China firma maior pacto comercial do mundo com 14 países não-ocidentais

O acordo indica que os países da Ásia e do Pacífico estão apostando no multilateralismo como forma de se recuperar do impacto econômico causado pelo coronavírus

  • Por Bárbara Ligero
  • 16/11/2020 16h35 - Atualizado em 16/11/2020 16h39
EFE/EPA/VNA HANDOUT Devido à pandemia de coronavírus, o tratado foi oficializado durante uma videoconferência com representantes dos 15 países

No domingo, 15, algumas das principais economias da Ásia e do Pacífico firmaram o maior pacto comercial do mundo. O bloco regional, que está sendo chamado de Parceria Econômica Regional Abrangente (RCEP, na sigla em inglês), corresponde a cerca de 30% do PIB e da população mundial, superando a União Europeia em termos de importância econômica. O tratado, oficializado durante uma videoconferência devido à pandemia de coronavírus, inclui não só os asiáticos Brunei, Camboja, China, Coréia do Sul, Filipinas, Indonésia, Japão, Laos, Malásia, Singapura, Myanmar, Tailândia e Vietnã, como também a Austrália e a Nova Zelândia. Segundo o vice coordenador do curso de Relações Internacionais da FGV, Pedro Brites, o RCEP representa uma importante conquista para o governo chinês, que vem trabalhando nesse acordo desde 2012 como uma “estratégia de consolidar uma articulação regional sobre a sua liderança”.

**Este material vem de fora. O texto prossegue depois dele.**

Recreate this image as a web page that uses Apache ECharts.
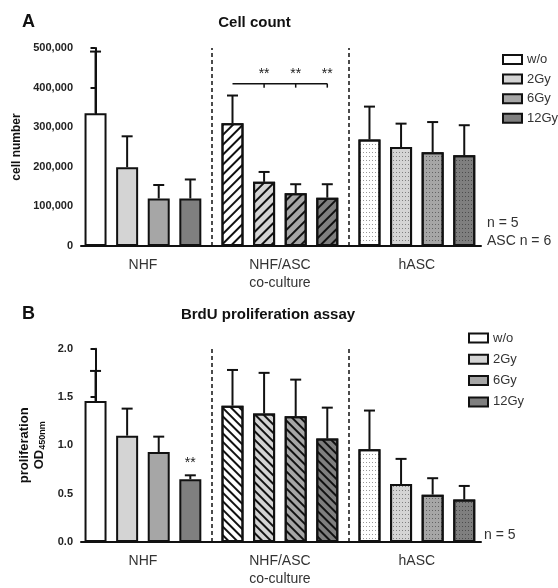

O especialista em relações internacionais da Ásia e economia política internacional defende que a crise do coronavírus serviu para impulsionar os países a assinaram o RCEP, que vinha sendo negociado há cerca de oito anos. Espera-se que, com o novo acordo, os membros tenham um ganho de 0,2% em seus PIBs, um cenário importante na recuperação econômica pós-pandemia. O Japão e a Coréia do Sul, que estão entre as maiores potências presentes do tratado, também percebem no multilateralismo uma forma de crescer através do ganho de mercados próximos. Com vinte capítulos, o RCEP cobre comércio de bens, investimentos, e-commerce, propriedade intelectual e compras governamentais, eliminando tarifas sobre 91% das mercadorias comercializadas entre os seus países-membro.

Brites aponta que o RCEP também envia um importante recado para o Brasil, que terá que reformular a sua política externa e rever suas estratégias comerciais para se tornar competitivo diante do novo cenário. “É claro que há uma limitação geográfica, mas o Brasil abandonou a Ásia como uma de suas prioridades. Temos uma relação com a China no setor agropecuário e de mineração, mas não há procura por parcerias sólidas com outros países asiáticos”, afirma. Para o vice coordenador do curso de Relações Internacionais da FGV, o Brasil deveria aprender com esses outros países, que estão apostando no multilateralismo, e não no isolacionismo, como forma de se recuperar do impacto econômico causado pela pandemia de coronavírus.

China x Estados Unidos

Até pouco tempo, o RCEP idealizado pela China concorria com a Parceria Transpacífica (TTP, na sigla em inglês), que tinha a participação dos Estados Unidos e era vista como uma resposta ao crescimento do poder chinês na região. Com a eleição do presidente Donald Trump, cujo governo evitou se envolver em grandes acordos multilaterais, os Estados Unidos deixaram o acordo, que inclui o México, o Peru, o Chile, o Canadá e outros quatro países asiáticos, além da Austrália e da Nova Zelândia. Esse vácuo criado por Trump permitiu que a China lançasse sua imagem como um país que respeita e não deseja mudar as normas internacionais e os acordos multilaterais que o presidente norte-americano, em contrapartida, considera “ultrapassadas”. Ainda não foi confirmado se o presidente eleito Joe Biden terá interesse em retomar a presença dos Estados Unidos na TTP. No entanto, o especialista Pedro Brites acredita que o democrata já dá sinais de que deseja fazer com que o seu país volte a atuar como um líder da ordem mundial.

Índia

A ausência que chama mais atenção no RCEP é a da Índia. A nação emergente participou das negociações iniciais, mas acabou deixando as tratativas do acordo em novembro de 2019. Segundo o jornal local The Times of India, isso aconteceu porque a indústria indiana temia que a redução das taxas alfandegárias resultasse em uma inundação de importações da China, com a qual tem um enorme déficit comercial. Pedro Brites analisa também que, historicamente, a Índia possui uma forte preocupação com os seus produtores locais, que ainda não conseguem competir com as indústrias chinesas, japonesas e sul-coreanas. No entanto, o especialista também vê motivações políticas por trás da decisão. O governo indiano tem se tornado muito mais conservador no plano internacional e busca se afastar da China, “não como um rival, mas como alguém que busca um caminho próprio”, explica.